A new book by former attorney general John Ashcroft is raising some eyebrows — not for its content, which details Ashcroft’s career in the years before, during and after the attacks of September 11, 2001, but for its title, “Never Again,” which, to the Jewish ear, sounds more than a little familiar.
While the phrase “Never Again” was in use before World War II — it was the title of several early American films — it has, for Jews, become shorthand for an ongoing commitment to remembering the Holocaust. The phrase was first popularized as a Jewish rallying cry by militant Zionist leader Meir Kahane in his 1972 book “Never Again!: A Program for Survival.” Abraham Foxman, national director of the Anti-Defamation League, used the phrase as the title of his 2003 book “Never Again?: The Threat of the New Anti-Semitism.”
The title of Ashcroft’s book “came from the hours after 9/11,” said Juleanna Glover-Weiss, a senior adviser with Ashcroft’s consulting firm. “The president looked at him and said, ‘Don’t ever let this happen again.’” The book makes no mention of the phrase’s history, and when asked whether Ashcroft had it in mind when crafting his title, Glover-Weiss said, “This came solely out of those hours after 9/11.”

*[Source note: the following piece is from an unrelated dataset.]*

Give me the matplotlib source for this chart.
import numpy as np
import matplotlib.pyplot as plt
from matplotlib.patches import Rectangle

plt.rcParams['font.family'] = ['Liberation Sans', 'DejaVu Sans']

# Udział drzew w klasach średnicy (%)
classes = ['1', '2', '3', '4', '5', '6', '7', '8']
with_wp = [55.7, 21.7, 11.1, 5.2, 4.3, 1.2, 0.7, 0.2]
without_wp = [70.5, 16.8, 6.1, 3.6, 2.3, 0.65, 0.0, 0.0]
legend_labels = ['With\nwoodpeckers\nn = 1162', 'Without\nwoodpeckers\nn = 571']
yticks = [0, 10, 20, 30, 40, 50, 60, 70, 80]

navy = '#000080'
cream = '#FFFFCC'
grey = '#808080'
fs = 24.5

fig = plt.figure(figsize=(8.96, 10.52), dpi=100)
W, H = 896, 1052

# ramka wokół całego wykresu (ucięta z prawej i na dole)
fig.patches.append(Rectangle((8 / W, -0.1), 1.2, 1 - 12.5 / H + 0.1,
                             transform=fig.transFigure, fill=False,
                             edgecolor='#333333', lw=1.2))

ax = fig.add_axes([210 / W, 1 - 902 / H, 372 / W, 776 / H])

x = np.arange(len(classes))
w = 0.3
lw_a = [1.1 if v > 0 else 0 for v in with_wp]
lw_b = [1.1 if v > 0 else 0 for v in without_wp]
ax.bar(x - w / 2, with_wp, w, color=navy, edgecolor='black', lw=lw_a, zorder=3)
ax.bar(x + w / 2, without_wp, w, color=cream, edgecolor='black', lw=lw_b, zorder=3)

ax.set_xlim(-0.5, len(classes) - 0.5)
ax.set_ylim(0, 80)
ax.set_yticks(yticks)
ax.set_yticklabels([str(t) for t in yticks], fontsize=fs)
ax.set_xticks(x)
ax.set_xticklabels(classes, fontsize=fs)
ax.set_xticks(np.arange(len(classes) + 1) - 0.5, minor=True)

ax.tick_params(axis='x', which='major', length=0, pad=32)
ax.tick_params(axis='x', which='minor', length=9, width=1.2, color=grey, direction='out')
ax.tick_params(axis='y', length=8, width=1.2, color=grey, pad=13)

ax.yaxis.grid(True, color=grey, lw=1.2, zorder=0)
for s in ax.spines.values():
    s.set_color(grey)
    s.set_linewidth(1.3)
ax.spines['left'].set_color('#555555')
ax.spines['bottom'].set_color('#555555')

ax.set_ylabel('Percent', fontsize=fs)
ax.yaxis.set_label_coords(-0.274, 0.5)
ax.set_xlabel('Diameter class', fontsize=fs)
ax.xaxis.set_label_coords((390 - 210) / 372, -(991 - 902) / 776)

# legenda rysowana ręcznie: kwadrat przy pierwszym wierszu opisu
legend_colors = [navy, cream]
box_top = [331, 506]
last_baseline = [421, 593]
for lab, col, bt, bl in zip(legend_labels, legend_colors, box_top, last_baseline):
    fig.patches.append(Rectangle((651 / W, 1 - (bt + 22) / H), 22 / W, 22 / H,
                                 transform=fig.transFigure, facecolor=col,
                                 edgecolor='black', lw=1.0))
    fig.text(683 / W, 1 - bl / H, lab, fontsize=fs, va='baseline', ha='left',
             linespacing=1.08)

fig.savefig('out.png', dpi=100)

Foxman, for one, isn’t troubled. “We, the Jewish people, do not have a patent on that phrase,” he told the Forward. “‘Never again’ certainly applies in terms of 9/11. Americans were targeted because of who they are and what they are. It’s not genocide, but it was enhanced by hate, bigotry and prejudice.” Foxman said that when his book was published, he was told, “‘This belongs to Meir Kahane, and this belongs to Holocaust survivors.’ With all due respect,” he said, “that’s nonsense.”